Erosion control, Grevillea and the hills around Aksum, northern Ethiopia – videoblog
Erosion is the most environmentally destructive process. Our videoblog shows planting and watering of Grevillea on hillsides in Ethiopia to control soil loss.
By Editor Pat Heslop-Harrison · 22 May 2012 · 4 min read
Erosion control, Grevillea and the hills around Aksum, northern Ethiopia – videoblog
Erosion is the most environmentally destructive process. Our videoblog shows planting and watering of Grevillea on hillsides in Ethiopia to control soil loss.

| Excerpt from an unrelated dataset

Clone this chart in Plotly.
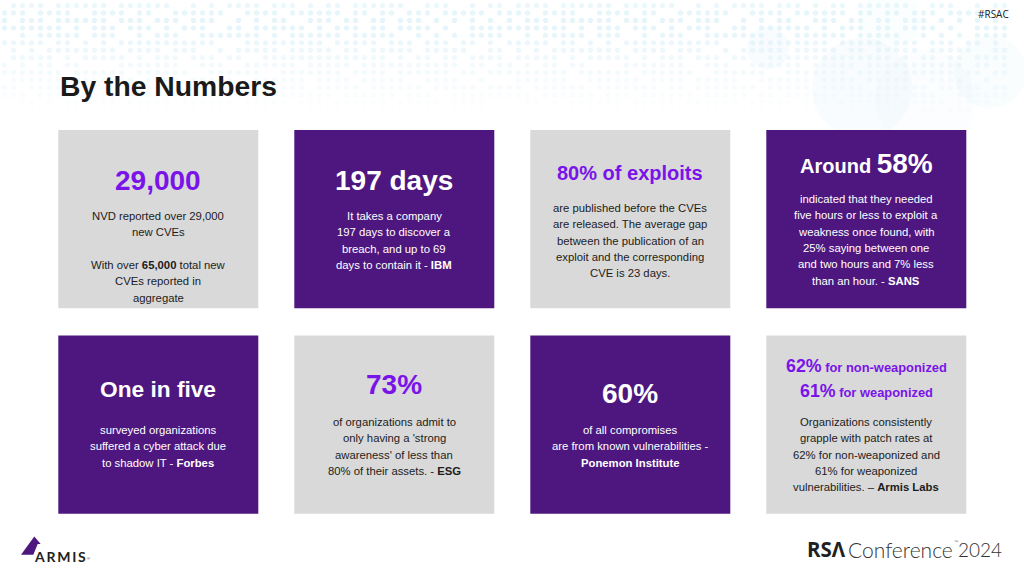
import plotly.graph_objects as go

# card texts, left to right then second row
card_fill = ["grey", "purple", "grey", "purple", "purple", "grey", "purple", "grey"]

card_heads = [
    ["29,000"],
    ["197 days"],
    ["80% of exploits"],
    ["Around <span style='font-size:28px'>58%</span>"],
    ["One in five"],
    ["73%"],
    ["60%"],
    ["<span style='font-size:17.8px'>62%</span> for non-weaponized",
     "<span style='font-size:17.8px'>61%</span> for weaponized"],
]

card_body = [
    ["NVD reported over 29,000", "new CVEs", "",
     "With over <b>65,000</b> total new", "CVEs reported in", "aggregate"],
    ["It takes a company", "197 days to discover a", "breach, and up to 69",
     "days to contain it - <b>IBM</b>"],
    ["are published before the CVEs", "are released. The average gap",
     "between the publication of an", "exploit and the corresponding", "CVE is 23 days."],
    ["indicated that they needed", "five hours or less to exploit a",
     "weakness once found, with", "25% saying between one",
     "and two hours and 7% less", "than an hour. - <b>SANS</b>"],
    ["surveyed organizations", "suffered a cyber attack due", "to shadow IT - <b>Forbes</b>"],
    ["of organizations admit to", "only having a 'strong",
     "awareness' of less than", "80% of their assets. - <b>ESG</b>"],
    ["of all compromises", "are from known vulnerabilities -", "<b>Ponemon Institute</b>"],
    ["Organizations consistently", "grapple with patch rates at",
     "62% for non-weaponized and", "61% for weaponized",
     "vulnerabilities. – <b>Armis Labs</b>"],
]

# background dot pattern, columns that hold a dot in each row
dot_rows = [
    "1-4 6-11 13-18 21 23 25-28 30-32 34 36 37 39-44 47-49 52 54 55",
    "0-2 4-7 10-13 15 16 19-24 27-30 32-37 39 40 42 43 45-47 49-53 55",
    "0 2-4 6-11 13-15 17-19 21-23 26 28 30 31 34-36 38 39 41 42 44-46 48 50 52 54",
    "0-6 8 10-12 14-16 18 20-22 25 26 28-33 35 37-39 41 42 44-47 49 52-55",
    "2 4-8 10-12 15 17-19 22-28 30 32-37 39-43 46 48 50 52-55",
    "0-4 6 7 9 11 13-23 27-35 37-41 43-45 47-49 51 52 54",
    "1 3 5-12 14-17 19-21 24 26-30 32-36 38 39 41-45 47-51 54 55",
    "1-5 7 9-13 15 17-19 21-23 25 26 29-42 44 46 47 49 50 52-55",
    "0 2 4 5 7 8 13-19 22-24 27-32 34-38 40-50 52 53 55",
    "0-6 8-13 15-20 23-28 31-37 39-42 44-49 51 52 54 55",
    "1-6 9-14 16-19 21-25 28-33 35-38 40-44 47-50 53",
    "0 1 3-8 10-16 18 19 21-27 29-33 35-39 41-46 48-52 54 55",
    "0-2 4-9 11-13 15-20 22-26 28 29 31-36 38-43 45-47 50-55",
    "2 3 5 7-12 14-18 20-25 27-31 33-35 37-42 44-48 50-53",
    "3 4 6-9 11 12 14-19 21-24 26-30 32-38 40-44 46 47 49-53",
]
dot_alpha = [0.5, 0.58, 0.62, 0.62, 0.55, 0.48, 0.42, 0.36, 0.3, 0.26, 0.22, 0.18, 0.14, 0.1, 0.06]

# layout of the slide, in pixels
card_x = [58.3, 294.3, 530.3, 766.3]
card_y = [130, 335.5]
card_w = 200
card_h = 178.3

head_y = [[180], [180], [172.5], [163.5], [389], [384.5], [393], [366, 391]]
head_size = [28, 28, 20, 20, 22.7, 28, 28, 12.9]
body_top = [216, 216, 208, 199, 430, 422, 430, 422]
line_gap = 16.35

GREY = "#D9D9D9"
PURPLE = "#4E177F"
ACCENT = "#7A13E8"
INK = "#1c1c1c"
FONT = "Liberation Sans"


def parse_cols(text):
    cols = []
    for part in text.split():
        if "-" in part:
            a, b = part.split("-")
            cols += list(range(int(a), int(b) + 1))
        else:
            cols.append(int(part))
    return cols


fig = go.Figure()

# dots: the pattern is tiled twice across the slide
xs, ys, colors = [], [], []
for r, row in enumerate(dot_rows):
    for tile in [0, 505]:
        for c in parse_cols(row):
            xs.append(4.5 + 9 * c + tile)
            ys.append(5.5 + 7.45 * r)
            colors.append("rgba(214,239,248,%.2f)" % dot_alpha[r])

fig.add_trace(go.Scatter(x=xs, y=ys, mode="markers", hoverinfo="skip",
                         marker=dict(size=5.2, color=colors, line=dict(width=0))))

shapes = []

# pale circles behind the dots, top right
for cx, cy, rad, op in [(768, 48, 21, 0.25), (862, 88, 50, 0.22), (925, 100, 50, 0.14),
                        (990, 72, 36, 0.2), (890, 20, 30, 0.12)]:
    shapes.append(dict(type="circle", x0=cx - rad, x1=cx + rad, y0=cy - rad, y1=cy + rad,
                       fillcolor="rgba(226,243,250,%.2f)" % op, line=dict(width=0), layer="below"))

annos = []


def text(x, y, s, size, color=INK, bold=False, anchor="center", family=FONT, weight=None):
    f = dict(family=family, size=size, color=color)
    if weight:
        f["weight"] = weight
    annos.append(dict(x=x, y=y, xref="x", yref="y", text="<b>%s</b>" % s if bold else s,
                      showarrow=False, xanchor=anchor, yanchor="middle", font=f,
                      borderpad=0, borderwidth=0))


for i in range(8):
    x0 = card_x[i % 4]
    y0 = card_y[i // 4]
    purple = card_fill[i] == "purple"
    shapes.append(dict(type="rect", x0=x0, x1=x0 + card_w, y0=y0, y1=y0 + card_h,
                       fillcolor=PURPLE if purple else GREY, line=dict(width=0), layer="above"))
    cx = x0 + card_w / 2
    for line, y in zip(card_heads[i], head_y[i]):
        text(cx, y, line, head_size[i], "#ffffff" if purple else ACCENT, bold=True)
    for n, line in enumerate(card_body[i]):
        if line:
            text(cx, body_top[i] + n * line_gap, line, 11.3, "#ffffff" if purple else INK)

# title and tag
text(59.5, 85.5, "By the Numbers", 28.3, "#1a1a1a", bold=True, anchor="left")
text(993, 14, "#RSAC", 10, "#222222", family="Open Sans")

# logos at the bottom
shapes.append(dict(type="path", path="M 21 554.7 L 34.3 536.5 L 40.7 544 L 37.7 544 L 33.3 554.7 Z",
                   fillcolor="#4E177F", line=dict(width=0), layer="above"))
text(33.5, 556.5, "A\u2009R\u2009M\u2009I\u2009S", 14, "#231f20", bold=True, anchor="left", family="Lato")
text(88.5, 558.5, "®", 4, "#231f20")

text(807, 549, "RSΛ", 20.5, "#231f20", bold=True, anchor="left", family="Open Sans")
text(847.5, 549, "Conference", 21, "#333333", anchor="left", family="Lato", weight=300)
text(955.5, 541, "™", 4, "#555555")
text(958, 549, "2024", 19, "#333333", anchor="left", family="Lato", weight=300)

fig.update_layout(
    width=1024, height=576, autosize=False,
    margin=dict(l=0, r=0, t=0, b=0),
    paper_bgcolor="white", plot_bgcolor="white",
    showlegend=False,
    shapes=shapes, annotations=annos,
    xaxis=dict(range=[0, 1024], visible=False, fixedrange=True),
    yaxis=dict(range=[576, 0], visible=False, fixedrange=True),
)

fig.write_html("out.html", config={"displayModeBar": False},
               post_script="document.body.style.margin='0';")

Hillside erosion following deforestation for firewood and overgrazing - Aksum, Ethiopia
Erosion is one of the most environmentally destructive processes, leading to loss of biodiversity in plants and animals, as topsoil with all its nutrients washes and blows away, ending with stony ground that cannot sustain plants or store water. When water is not stored, plants need continuous rain, making them drought-prone, and rainfall runs off fast, causing flooding downstream, collapse of hillsides, and silting up of dams (although seasonal inundations with topsoil and its nutrients have been part of traditional cropping in many areas).
I sometimes ask classes to think about the question of ‘how far is the human race from extinction?’; answers come back in terms of the months of food we have stored now, the random time until the next huge volcano erupts or asteroid hits us, the years until there is not enough food with current unsustainable production methods, or a few decades before wars over water or hunger lead to our extinction. My answer to the question: we are about 15 cm or 6 inches from extinction, the depth of the topsoil that sustains most plant and microbial life.
Erosion has been with us from the start of agriculture: traditional slash-and-burn agriculture was able to grow crops for only a few years before plots lost topsoil and nutrients, so they were abandoned without production for several decades before restarting the cycle. Landscape-wide erosion caused huge areas of limestone to be exposed in the Burren area of Ireland, now interestingly conserved as a very special ecosystem but with minimal biological productivity compared to the temperate rain forests that preceded the limestone pavements. In the US, the dustbowls of the 1930s, with many plowed (ploughed) and fallow fields displacing deep-rooting perennial grasses.